▶ [Required task]:
Write the data out again in full, with no departure from the original.

▶ [Given material]:
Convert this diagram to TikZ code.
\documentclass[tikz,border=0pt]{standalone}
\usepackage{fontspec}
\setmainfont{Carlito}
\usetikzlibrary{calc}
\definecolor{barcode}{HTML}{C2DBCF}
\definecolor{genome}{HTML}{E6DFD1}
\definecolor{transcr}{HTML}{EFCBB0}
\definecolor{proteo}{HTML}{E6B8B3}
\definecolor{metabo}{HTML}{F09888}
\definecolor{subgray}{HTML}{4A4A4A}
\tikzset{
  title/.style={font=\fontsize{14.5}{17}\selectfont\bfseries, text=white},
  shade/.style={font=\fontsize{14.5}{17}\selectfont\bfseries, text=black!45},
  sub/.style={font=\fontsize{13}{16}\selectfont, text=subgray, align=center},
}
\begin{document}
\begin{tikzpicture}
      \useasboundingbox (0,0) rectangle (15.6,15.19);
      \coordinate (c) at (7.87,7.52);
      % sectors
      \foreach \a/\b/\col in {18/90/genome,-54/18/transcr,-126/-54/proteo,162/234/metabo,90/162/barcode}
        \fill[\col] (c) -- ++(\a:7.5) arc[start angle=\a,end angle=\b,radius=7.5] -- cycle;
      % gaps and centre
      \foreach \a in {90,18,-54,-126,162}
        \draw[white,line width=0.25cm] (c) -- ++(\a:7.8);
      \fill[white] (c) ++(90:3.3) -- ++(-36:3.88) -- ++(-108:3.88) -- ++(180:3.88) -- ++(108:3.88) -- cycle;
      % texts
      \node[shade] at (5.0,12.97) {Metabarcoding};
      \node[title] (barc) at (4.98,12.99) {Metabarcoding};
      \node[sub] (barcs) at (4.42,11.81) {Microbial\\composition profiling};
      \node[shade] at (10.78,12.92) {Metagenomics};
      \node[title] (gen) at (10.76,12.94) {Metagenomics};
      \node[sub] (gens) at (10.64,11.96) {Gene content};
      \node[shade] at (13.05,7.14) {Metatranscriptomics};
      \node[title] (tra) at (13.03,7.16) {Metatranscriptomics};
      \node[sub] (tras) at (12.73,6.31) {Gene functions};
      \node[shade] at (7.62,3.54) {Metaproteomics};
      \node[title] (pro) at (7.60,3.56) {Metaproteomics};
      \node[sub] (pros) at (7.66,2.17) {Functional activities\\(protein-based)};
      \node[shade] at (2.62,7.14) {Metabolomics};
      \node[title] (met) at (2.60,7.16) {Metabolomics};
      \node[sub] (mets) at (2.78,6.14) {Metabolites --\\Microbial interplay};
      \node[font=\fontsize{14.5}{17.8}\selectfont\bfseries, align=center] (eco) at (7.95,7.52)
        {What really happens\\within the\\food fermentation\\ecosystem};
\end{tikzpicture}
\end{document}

▶ [Right answer]:
Convert this diagram to TikZ code.
\documentclass[tikz,border=0pt]{standalone}
\usepackage{fontspec}
\setmainfont{Carlito}
\usetikzlibrary{calc}
\definecolor{barcode}{HTML}{C2DBCF}
\definecolor{genome}{HTML}{E6DFD1}
\definecolor{transcr}{HTML}{EFCBB0}
\definecolor{proteo}{HTML}{E6B8B3}
\definecolor{metabo}{HTML}{F09888}
\definecolor{subgray}{HTML}{4A4A4A}
\tikzset{
  title/.style={font=\fontsize{14.5}{17}\selectfont\bfseries, text=white},
  shade/.style={font=\fontsize{14.5}{17}\selectfont\bfseries, text=black!45},
  sub/.style={font=\fontsize{13}{16}\selectfont, text=subgray, align=center},
}
\begin{document}
\begin{tikzpicture}
      \useasboundingbox (0,0) rectangle (15.6,15.19);
      \coordinate (c) at (7.87,7.52);
      % sectors
      \foreach \a/\b/\col in {18/90/genome,-54/18/transcr,-126/-54/proteo,162/234/metabo,90/162/barcode}
        \fill[\col] (c) -- ++(\a:7.5) arc[start angle=\a,end angle=\b,radius=7.5] -- cycle;
      % gaps and centre
      \foreach \a in {90,18,-54,-126,162}
        \draw[white,line width=0.25cm] (c) -- ++(\a:7.8);
      \fill[white] (c) ++(90:3.3) -- ++(-36:3.88) -- ++(-108:3.88) -- ++(180:3.88) -- ++(108:3.88) -- cycle;
      % texts
      \node[shade] at (5.0,12.97) {Metabarcoding};
      \node[title] (barc) at (4.98,12.99) {Metabarcoding};
      \node[sub] (barcs) at (4.42,11.81) {Microbial\\composition profiling};
      \node[shade] at (10.78,12.92) {Metagenomics};
      \node[title] (gen) at (10.76,12.94) {Metagenomics};
      \node[sub] (gens) at (10.64,11.96) {Gene content};
      \node[shade] at (13.05,7.14) {Metatranscriptomics};
      \node[title] (tra) at (13.03,7.16) {Metatranscriptomics};
      \node[sub] (tras) at (12.73,6.31) {Gene functions};
      \node[shade] at (7.62,3.54) {Metaproteomics};
      \node[title] (pro) at (7.60,3.56) {Metaproteomics};
      \node[sub] (pros) at (7.66,2.17) {Functional activities\\(protein-based)};
      \node[shade] at (2.62,7.14) {Metabolomics};
      \node[title] (met) at (2.60,7.16) {Metabolomics};
      \node[sub] (mets) at (2.78,6.14) {Metabolites --\\Microbial interplay};
      \node[font=\fontsize{14.5}{17.8}\selectfont\bfseries, align=center] (eco) at (7.95,7.52)
        {What really happens\\within the\\food fermentation\\ecosystem};
\end{tikzpicture}
\end{document}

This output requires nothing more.